[Material to process]:
## start

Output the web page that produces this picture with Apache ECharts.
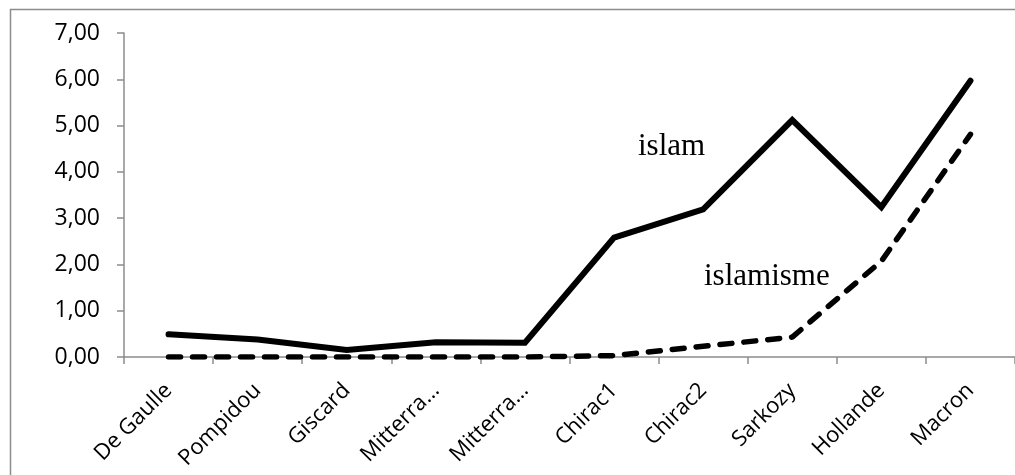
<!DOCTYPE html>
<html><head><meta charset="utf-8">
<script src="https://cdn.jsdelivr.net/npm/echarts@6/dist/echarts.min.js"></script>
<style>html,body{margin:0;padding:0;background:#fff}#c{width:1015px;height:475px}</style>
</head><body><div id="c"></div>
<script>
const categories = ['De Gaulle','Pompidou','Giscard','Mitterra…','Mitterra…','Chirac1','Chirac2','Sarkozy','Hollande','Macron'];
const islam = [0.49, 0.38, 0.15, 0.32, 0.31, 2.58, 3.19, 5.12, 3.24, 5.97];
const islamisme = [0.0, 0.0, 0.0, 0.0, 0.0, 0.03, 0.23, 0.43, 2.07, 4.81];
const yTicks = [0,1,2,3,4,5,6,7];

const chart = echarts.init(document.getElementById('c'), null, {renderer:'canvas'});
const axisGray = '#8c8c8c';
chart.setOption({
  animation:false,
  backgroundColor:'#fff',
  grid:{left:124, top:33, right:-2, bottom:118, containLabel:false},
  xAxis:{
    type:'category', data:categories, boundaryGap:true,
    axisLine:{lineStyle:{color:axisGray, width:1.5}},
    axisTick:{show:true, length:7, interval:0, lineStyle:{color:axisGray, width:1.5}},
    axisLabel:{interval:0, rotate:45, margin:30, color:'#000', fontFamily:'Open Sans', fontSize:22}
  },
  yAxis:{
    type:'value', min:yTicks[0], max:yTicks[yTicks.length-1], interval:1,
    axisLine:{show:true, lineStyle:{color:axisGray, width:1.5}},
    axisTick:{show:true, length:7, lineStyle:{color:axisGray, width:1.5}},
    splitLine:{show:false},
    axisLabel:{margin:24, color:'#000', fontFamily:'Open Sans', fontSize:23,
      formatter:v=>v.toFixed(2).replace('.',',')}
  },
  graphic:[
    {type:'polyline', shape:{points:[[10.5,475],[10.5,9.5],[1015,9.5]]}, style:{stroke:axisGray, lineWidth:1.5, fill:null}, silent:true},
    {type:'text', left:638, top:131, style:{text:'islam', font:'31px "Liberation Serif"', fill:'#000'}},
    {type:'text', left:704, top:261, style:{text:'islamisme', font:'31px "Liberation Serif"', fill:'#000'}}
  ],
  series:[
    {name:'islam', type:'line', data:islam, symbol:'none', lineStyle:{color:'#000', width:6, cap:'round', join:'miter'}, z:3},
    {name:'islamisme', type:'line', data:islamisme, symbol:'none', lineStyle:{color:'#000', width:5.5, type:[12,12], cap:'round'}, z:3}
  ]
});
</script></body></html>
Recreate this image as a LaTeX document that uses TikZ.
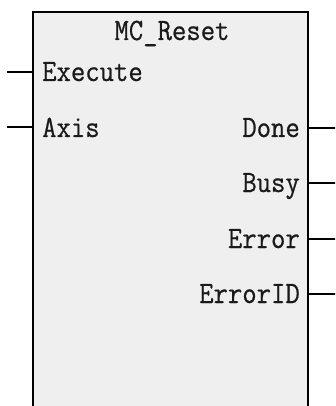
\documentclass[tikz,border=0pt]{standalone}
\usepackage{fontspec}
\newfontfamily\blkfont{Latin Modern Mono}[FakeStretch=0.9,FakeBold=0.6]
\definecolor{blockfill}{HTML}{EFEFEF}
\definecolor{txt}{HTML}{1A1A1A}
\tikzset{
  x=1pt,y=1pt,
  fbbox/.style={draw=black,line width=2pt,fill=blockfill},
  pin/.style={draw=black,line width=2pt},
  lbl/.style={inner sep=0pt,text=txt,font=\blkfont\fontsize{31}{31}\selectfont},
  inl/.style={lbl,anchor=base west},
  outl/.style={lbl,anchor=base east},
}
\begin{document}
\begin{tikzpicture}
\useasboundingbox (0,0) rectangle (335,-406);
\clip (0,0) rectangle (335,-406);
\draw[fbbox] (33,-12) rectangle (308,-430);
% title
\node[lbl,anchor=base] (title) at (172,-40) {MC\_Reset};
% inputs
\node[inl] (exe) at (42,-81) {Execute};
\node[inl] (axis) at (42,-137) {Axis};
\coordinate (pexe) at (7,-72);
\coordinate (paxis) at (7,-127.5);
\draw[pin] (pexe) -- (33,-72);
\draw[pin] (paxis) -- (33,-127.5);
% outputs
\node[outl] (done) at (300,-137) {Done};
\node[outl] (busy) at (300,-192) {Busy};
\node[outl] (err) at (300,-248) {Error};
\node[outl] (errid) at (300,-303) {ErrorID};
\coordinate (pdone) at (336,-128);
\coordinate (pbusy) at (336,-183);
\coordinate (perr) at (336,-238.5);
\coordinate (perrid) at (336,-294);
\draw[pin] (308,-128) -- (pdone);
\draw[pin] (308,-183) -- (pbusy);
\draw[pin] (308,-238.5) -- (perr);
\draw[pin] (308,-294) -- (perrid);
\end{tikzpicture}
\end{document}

## end

[Job]: Set down every entry word for word, but omit the pictures.

[Solution to this problem]:
Output the web page that produces this picture with Apache ECharts.
<!DOCTYPE html>
<html><head><meta charset="utf-8">
<script src="https://cdn.jsdelivr.net/npm/echarts@6/dist/echarts.min.js"></script>
<style>html,body{margin:0;padding:0;background:#fff}#c{width:1015px;height:475px}</style>
</head><body><div id="c"></div>
<script>
const categories = ['De Gaulle','Pompidou','Giscard','Mitterra…','Mitterra…','Chirac1','Chirac2','Sarkozy','Hollande','Macron'];
const islam = [0.49, 0.38, 0.15, 0.32, 0.31, 2.58, 3.19, 5.12, 3.24, 5.97];
const islamisme = [0.0, 0.0, 0.0, 0.0, 0.0, 0.03, 0.23, 0.43, 2.07, 4.81];
const yTicks = [0,1,2,3,4,5,6,7];

const chart = echarts.init(document.getElementById('c'), null, {renderer:'canvas'});
const axisGray = '#8c8c8c';
chart.setOption({
  animation:false,
  backgroundColor:'#fff',
  grid:{left:124, top:33, right:-2, bottom:118, containLabel:false},
  xAxis:{
    type:'category', data:categories, boundaryGap:true,
    axisLine:{lineStyle:{color:axisGray, width:1.5}},
    axisTick:{show:true, length:7, interval:0, lineStyle:{color:axisGray, width:1.5}},
    axisLabel:{interval:0, rotate:45, margin:30, color:'#000', fontFamily:'Open Sans', fontSize:22}
  },
  yAxis:{
    type:'value', min:yTicks[0], max:yTicks[yTicks.length-1], interval:1,
    axisLine:{show:true, lineStyle:{color:axisGray, width:1.5}},
    axisTick:{show:true, length:7, lineStyle:{color:axisGray, width:1.5}},
    splitLine:{show:false},
    axisLabel:{margin:24, color:'#000', fontFamily:'Open Sans', fontSize:23,
      formatter:v=>v.toFixed(2).replace('.',',')}
  },
  graphic:[
    {type:'polyline', shape:{points:[[10.5,475],[10.5,9.5],[1015,9.5]]}, style:{stroke:axisGray, lineWidth:1.5, fill:null}, silent:true},
    {type:'text', left:638, top:131, style:{text:'islam', font:'31px "Liberation Serif"', fill:'#000'}},
    {type:'text', left:704, top:261, style:{text:'islamisme', font:'31px "Liberation Serif"', fill:'#000'}}
  ],
  series:[
    {name:'islam', type:'line', data:islam, symbol:'none', lineStyle:{color:'#000', width:6, cap:'round', join:'miter'}, z:3},
    {name:'islamisme', type:'line', data:islamisme, symbol:'none', lineStyle:{color:'#000', width:5.5, type:[12,12], cap:'round'}, z:3}
  ]
});
</script></body></html>
Recreate this image as a LaTeX document that uses TikZ.
\documentclass[tikz,border=0pt]{standalone}
\usepackage{fontspec}
\newfontfamily\blkfont{Latin Modern Mono}[FakeStretch=0.9,FakeBold=0.6]
\definecolor{blockfill}{HTML}{EFEFEF}
\definecolor{txt}{HTML}{1A1A1A}
\tikzset{
  x=1pt,y=1pt,
  fbbox/.style={draw=black,line width=2pt,fill=blockfill},
  pin/.style={draw=black,line width=2pt},
  lbl/.style={inner sep=0pt,text=txt,font=\blkfont\fontsize{31}{31}\selectfont},
  inl/.style={lbl,anchor=base west},
  outl/.style={lbl,anchor=base east},
}
\begin{document}
\begin{tikzpicture}
\useasboundingbox (0,0) rectangle (335,-406);
\clip (0,0) rectangle (335,-406);
\draw[fbbox] (33,-12) rectangle (308,-430);
% title
\node[lbl,anchor=base] (title) at (172,-40) {MC\_Reset};
% inputs
\node[inl] (exe) at (42,-81) {Execute};
\node[inl] (axis) at (42,-137) {Axis};
\coordinate (pexe) at (7,-72);
\coordinate (paxis) at (7,-127.5);
\draw[pin] (pexe) -- (33,-72);
\draw[pin] (paxis) -- (33,-127.5);
% outputs
\node[outl] (done) at (300,-137) {Done};
\node[outl] (busy) at (300,-192) {Busy};
\node[outl] (err) at (300,-248) {Error};
\node[outl] (errid) at (300,-303) {ErrorID};
\coordinate (pdone) at (336,-128);
\coordinate (pbusy) at (336,-183);
\coordinate (perr) at (336,-238.5);
\coordinate (perrid) at (336,-294);
\draw[pin] (308,-128) -- (pdone);
\draw[pin] (308,-183) -- (pbusy);
\draw[pin] (308,-238.5) -- (perr);
\draw[pin] (308,-294) -- (perrid);
\end{tikzpicture}
\end{document}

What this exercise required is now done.